Sorry to keep labouring this point/thread but I've now come up against another issue I'm finding it hard to get my head around.

I keep flipping and refactoring between two solutions. The first is to keep absolute local position and rotation data within the animations and simply play them in place. I keep track of the accumulated position/rotation and at the end of the animation I snap the object position into the new position and restart the animation. Problem with this is my previous post where you're blending between two animations with varying ground coverage, eg walk and run.

The other solution (which I currently have) removes the rotation and motion from the root bone, plays the animation in place and moves the object's position forward by the delta amount of rotation/motion. This makes blending the walk/run animations easier but the delta rotation/motion values stored along with the animation clips are correct at the sample rate of the animation, eg 60fps.

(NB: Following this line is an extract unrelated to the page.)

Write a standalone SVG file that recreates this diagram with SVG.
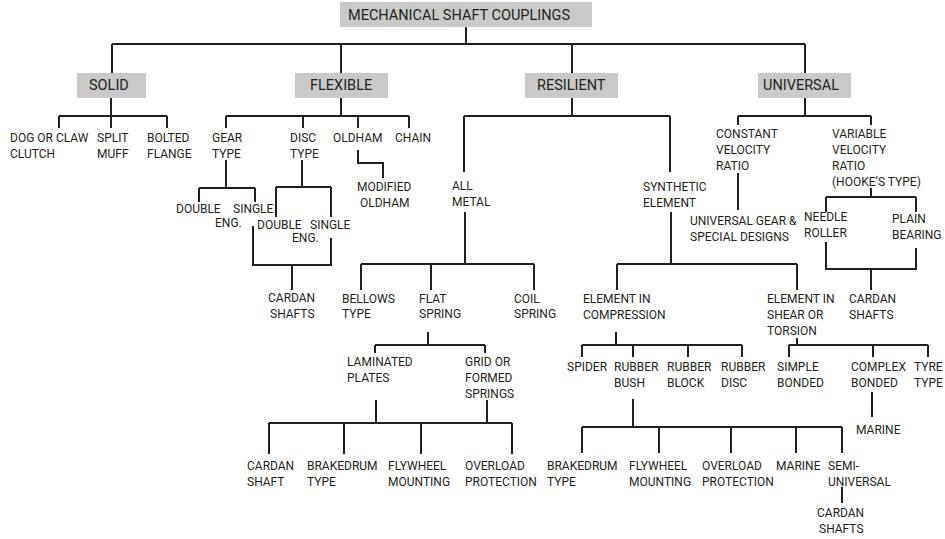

If you have a fixed timestep and variable render rate (I have 'fixed my timestep'), things can go wrong if your processor cannot run at the designated physics step time. Eg if your anims and time step is set at 1/60 of a second and for a short spell the PC runs at 1/40 of a second, you end up with synchronisation problems with the delta rotation/motion values.

I've spent a lot of time banging my head on this, trying to come to a decision on which of the above two solutions is the best way forward. Each seem to have their almost insurmountable issues but I'd rather be on the right path solving those issues than the wrong one.

Any thoughts?

Edit: with the second method, can I simply rely on my fixed step time? If I do, it becomes easy, if I'm running my timestep at the same time as the animation sample rate, I just use the delta value, if my time step is twice as fast (ie timestep is 1/60 of a second and animation sample rate is 1/30 then I just multiply the delta value by 0.5 each update?)